_PROBLEM TO SOLVE_. Omit all pictures. Copy the rest of the material exactly.
— BEGIN COLLECTED DATA —
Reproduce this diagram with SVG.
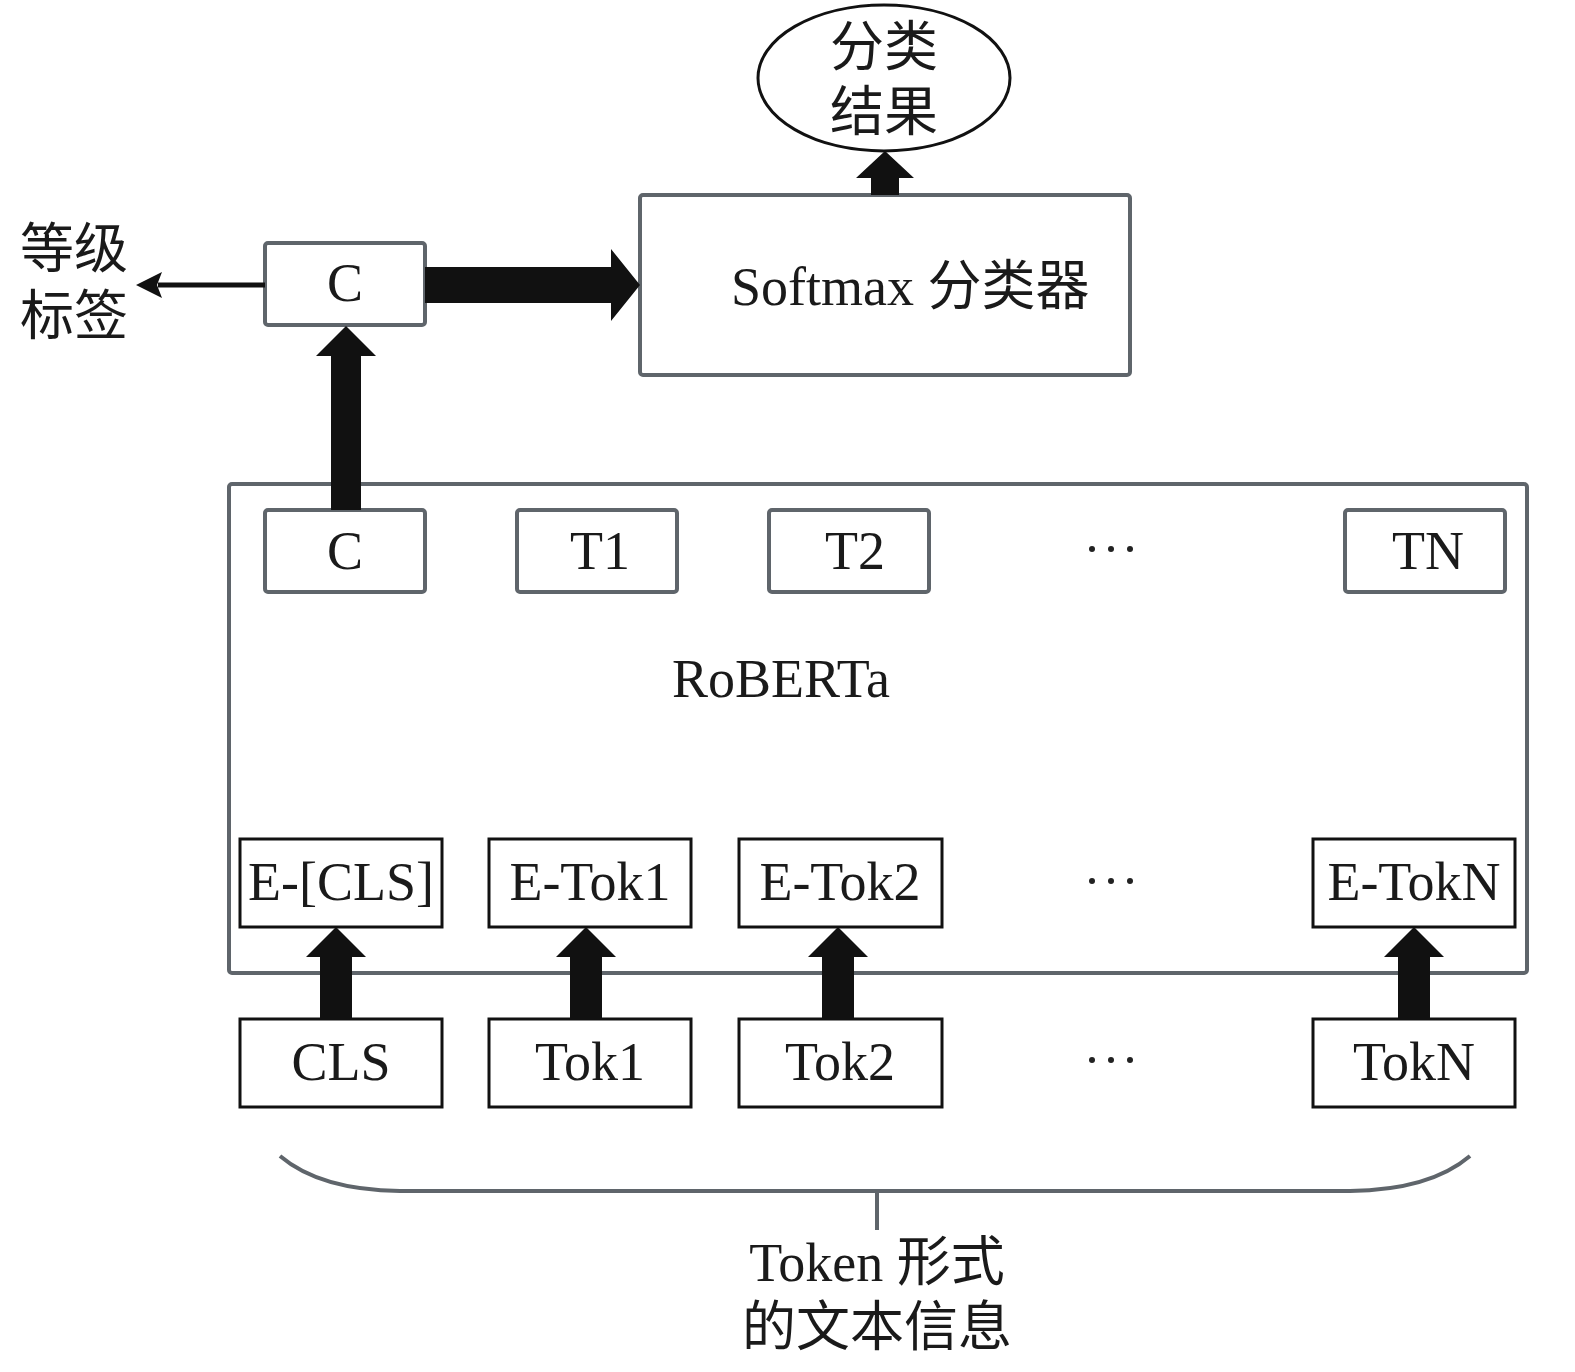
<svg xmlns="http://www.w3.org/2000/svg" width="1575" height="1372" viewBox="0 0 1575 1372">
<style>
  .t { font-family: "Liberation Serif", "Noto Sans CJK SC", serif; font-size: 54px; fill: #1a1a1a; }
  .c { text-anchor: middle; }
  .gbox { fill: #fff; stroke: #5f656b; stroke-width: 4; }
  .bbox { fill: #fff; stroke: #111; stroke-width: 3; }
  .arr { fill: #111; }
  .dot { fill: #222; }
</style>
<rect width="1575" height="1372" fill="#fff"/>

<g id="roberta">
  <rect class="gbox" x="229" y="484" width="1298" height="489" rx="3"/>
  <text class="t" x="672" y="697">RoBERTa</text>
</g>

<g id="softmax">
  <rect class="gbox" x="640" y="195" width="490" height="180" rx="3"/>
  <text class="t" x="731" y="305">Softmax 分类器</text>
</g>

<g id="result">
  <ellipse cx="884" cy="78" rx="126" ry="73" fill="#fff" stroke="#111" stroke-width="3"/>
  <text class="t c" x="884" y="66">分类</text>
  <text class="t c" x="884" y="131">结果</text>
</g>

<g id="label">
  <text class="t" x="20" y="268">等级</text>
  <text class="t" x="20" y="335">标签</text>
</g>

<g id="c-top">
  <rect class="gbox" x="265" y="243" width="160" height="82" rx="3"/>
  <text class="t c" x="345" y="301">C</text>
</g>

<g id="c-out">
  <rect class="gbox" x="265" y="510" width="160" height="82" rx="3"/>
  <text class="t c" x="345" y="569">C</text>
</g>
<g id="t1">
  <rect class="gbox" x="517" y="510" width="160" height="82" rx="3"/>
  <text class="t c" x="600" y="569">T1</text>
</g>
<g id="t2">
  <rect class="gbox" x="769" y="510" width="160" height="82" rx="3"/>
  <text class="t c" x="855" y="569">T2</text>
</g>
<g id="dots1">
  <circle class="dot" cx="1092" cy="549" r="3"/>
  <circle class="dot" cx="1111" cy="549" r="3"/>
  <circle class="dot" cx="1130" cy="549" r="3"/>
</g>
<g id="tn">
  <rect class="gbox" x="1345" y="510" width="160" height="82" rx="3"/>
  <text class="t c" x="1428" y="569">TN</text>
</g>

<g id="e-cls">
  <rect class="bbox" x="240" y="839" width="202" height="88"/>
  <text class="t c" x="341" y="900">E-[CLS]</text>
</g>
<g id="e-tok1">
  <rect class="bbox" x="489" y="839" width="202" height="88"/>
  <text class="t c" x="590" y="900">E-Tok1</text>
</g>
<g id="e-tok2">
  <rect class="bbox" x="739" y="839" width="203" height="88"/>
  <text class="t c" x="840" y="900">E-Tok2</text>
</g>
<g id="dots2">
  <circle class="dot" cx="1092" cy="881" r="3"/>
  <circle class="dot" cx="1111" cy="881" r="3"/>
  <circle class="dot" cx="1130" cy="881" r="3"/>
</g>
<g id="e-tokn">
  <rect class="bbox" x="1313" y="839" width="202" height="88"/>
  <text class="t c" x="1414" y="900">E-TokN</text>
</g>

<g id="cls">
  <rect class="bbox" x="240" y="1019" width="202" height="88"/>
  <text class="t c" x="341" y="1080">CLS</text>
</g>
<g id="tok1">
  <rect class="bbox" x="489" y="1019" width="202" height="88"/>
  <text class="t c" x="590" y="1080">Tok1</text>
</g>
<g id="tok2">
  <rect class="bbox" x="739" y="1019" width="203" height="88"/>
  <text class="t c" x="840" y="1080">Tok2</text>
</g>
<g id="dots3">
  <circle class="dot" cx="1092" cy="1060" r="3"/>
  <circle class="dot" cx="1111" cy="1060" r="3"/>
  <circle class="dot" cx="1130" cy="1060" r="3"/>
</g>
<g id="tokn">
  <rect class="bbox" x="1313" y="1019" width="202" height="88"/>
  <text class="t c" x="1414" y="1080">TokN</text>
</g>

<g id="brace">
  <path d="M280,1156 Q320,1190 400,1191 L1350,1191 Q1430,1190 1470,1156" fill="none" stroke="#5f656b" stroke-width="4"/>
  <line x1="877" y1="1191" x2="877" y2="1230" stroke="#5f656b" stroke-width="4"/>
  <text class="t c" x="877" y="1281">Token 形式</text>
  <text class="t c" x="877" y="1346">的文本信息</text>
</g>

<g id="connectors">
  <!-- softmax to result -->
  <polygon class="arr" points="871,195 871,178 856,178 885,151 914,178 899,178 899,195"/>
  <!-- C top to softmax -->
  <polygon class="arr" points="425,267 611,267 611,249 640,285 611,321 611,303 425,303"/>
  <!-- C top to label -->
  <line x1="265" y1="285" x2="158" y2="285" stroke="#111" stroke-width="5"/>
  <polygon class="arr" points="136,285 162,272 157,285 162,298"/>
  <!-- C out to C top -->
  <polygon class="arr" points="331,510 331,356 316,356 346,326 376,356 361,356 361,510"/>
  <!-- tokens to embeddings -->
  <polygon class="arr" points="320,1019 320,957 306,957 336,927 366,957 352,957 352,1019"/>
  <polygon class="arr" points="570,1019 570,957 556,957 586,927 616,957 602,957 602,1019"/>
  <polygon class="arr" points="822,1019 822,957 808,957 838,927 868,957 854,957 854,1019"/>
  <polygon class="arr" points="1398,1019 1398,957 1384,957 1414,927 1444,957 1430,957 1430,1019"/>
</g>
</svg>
— END COLLECTED DATA —
_EXERCISE OUTPUT_.
Reproduce this diagram with SVG.
<svg xmlns="http://www.w3.org/2000/svg" width="1575" height="1372" viewBox="0 0 1575 1372">
<style>
  .t { font-family: "Liberation Serif", "Noto Sans CJK SC", serif; font-size: 54px; fill: #1a1a1a; }
  .c { text-anchor: middle; }
  .gbox { fill: #fff; stroke: #5f656b; stroke-width: 4; }
  .bbox { fill: #fff; stroke: #111; stroke-width: 3; }
  .arr { fill: #111; }
  .dot { fill: #222; }
</style>
<rect width="1575" height="1372" fill="#fff"/>

<g id="roberta">
  <rect class="gbox" x="229" y="484" width="1298" height="489" rx="3"/>
  <text class="t" x="672" y="697">RoBERTa</text>
</g>

<g id="softmax">
  <rect class="gbox" x="640" y="195" width="490" height="180" rx="3"/>
  <text class="t" x="731" y="305">Softmax 分类器</text>
</g>

<g id="result">
  <ellipse cx="884" cy="78" rx="126" ry="73" fill="#fff" stroke="#111" stroke-width="3"/>
  <text class="t c" x="884" y="66">分类</text>
  <text class="t c" x="884" y="131">结果</text>
</g>

<g id="label">
  <text class="t" x="20" y="268">等级</text>
  <text class="t" x="20" y="335">标签</text>
</g>

<g id="c-top">
  <rect class="gbox" x="265" y="243" width="160" height="82" rx="3"/>
  <text class="t c" x="345" y="301">C</text>
</g>

<g id="c-out">
  <rect class="gbox" x="265" y="510" width="160" height="82" rx="3"/>
  <text class="t c" x="345" y="569">C</text>
</g>
<g id="t1">
  <rect class="gbox" x="517" y="510" width="160" height="82" rx="3"/>
  <text class="t c" x="600" y="569">T1</text>
</g>
<g id="t2">
  <rect class="gbox" x="769" y="510" width="160" height="82" rx="3"/>
  <text class="t c" x="855" y="569">T2</text>
</g>
<g id="dots1">
  <circle class="dot" cx="1092" cy="549" r="3"/>
  <circle class="dot" cx="1111" cy="549" r="3"/>
  <circle class="dot" cx="1130" cy="549" r="3"/>
</g>
<g id="tn">
  <rect class="gbox" x="1345" y="510" width="160" height="82" rx="3"/>
  <text class="t c" x="1428" y="569">TN</text>
</g>

<g id="e-cls">
  <rect class="bbox" x="240" y="839" width="202" height="88"/>
  <text class="t c" x="341" y="900">E-[CLS]</text>
</g>
<g id="e-tok1">
  <rect class="bbox" x="489" y="839" width="202" height="88"/>
  <text class="t c" x="590" y="900">E-Tok1</text>
</g>
<g id="e-tok2">
  <rect class="bbox" x="739" y="839" width="203" height="88"/>
  <text class="t c" x="840" y="900">E-Tok2</text>
</g>
<g id="dots2">
  <circle class="dot" cx="1092" cy="881" r="3"/>
  <circle class="dot" cx="1111" cy="881" r="3"/>
  <circle class="dot" cx="1130" cy="881" r="3"/>
</g>
<g id="e-tokn">
  <rect class="bbox" x="1313" y="839" width="202" height="88"/>
  <text class="t c" x="1414" y="900">E-TokN</text>
</g>

<g id="cls">
  <rect class="bbox" x="240" y="1019" width="202" height="88"/>
  <text class="t c" x="341" y="1080">CLS</text>
</g>
<g id="tok1">
  <rect class="bbox" x="489" y="1019" width="202" height="88"/>
  <text class="t c" x="590" y="1080">Tok1</text>
</g>
<g id="tok2">
  <rect class="bbox" x="739" y="1019" width="203" height="88"/>
  <text class="t c" x="840" y="1080">Tok2</text>
</g>
<g id="dots3">
  <circle class="dot" cx="1092" cy="1060" r="3"/>
  <circle class="dot" cx="1111" cy="1060" r="3"/>
  <circle class="dot" cx="1130" cy="1060" r="3"/>
</g>
<g id="tokn">
  <rect class="bbox" x="1313" y="1019" width="202" height="88"/>
  <text class="t c" x="1414" y="1080">TokN</text>
</g>

<g id="brace">
  <path d="M280,1156 Q320,1190 400,1191 L1350,1191 Q1430,1190 1470,1156" fill="none" stroke="#5f656b" stroke-width="4"/>
  <line x1="877" y1="1191" x2="877" y2="1230" stroke="#5f656b" stroke-width="4"/>
  <text class="t c" x="877" y="1281">Token 形式</text>
  <text class="t c" x="877" y="1346">的文本信息</text>
</g>

<g id="connectors">
  <!-- softmax to result -->
  <polygon class="arr" points="871,195 871,178 856,178 885,151 914,178 899,178 899,195"/>
  <!-- C top to softmax -->
  <polygon class="arr" points="425,267 611,267 611,249 640,285 611,321 611,303 425,303"/>
  <!-- C top to label -->
  <line x1="265" y1="285" x2="158" y2="285" stroke="#111" stroke-width="5"/>
  <polygon class="arr" points="136,285 162,272 157,285 162,298"/>
  <!-- C out to C top -->
  <polygon class="arr" points="331,510 331,356 316,356 346,326 376,356 361,356 361,510"/>
  <!-- tokens to embeddings -->
  <polygon class="arr" points="320,1019 320,957 306,957 336,927 366,957 352,957 352,1019"/>
  <polygon class="arr" points="570,1019 570,957 556,957 586,927 616,957 602,957 602,1019"/>
  <polygon class="arr" points="822,1019 822,957 808,957 838,927 868,957 854,957 854,1019"/>
  <polygon class="arr" points="1398,1019 1398,957 1384,957 1414,927 1444,957 1430,957 1430,1019"/>
</g>
</svg>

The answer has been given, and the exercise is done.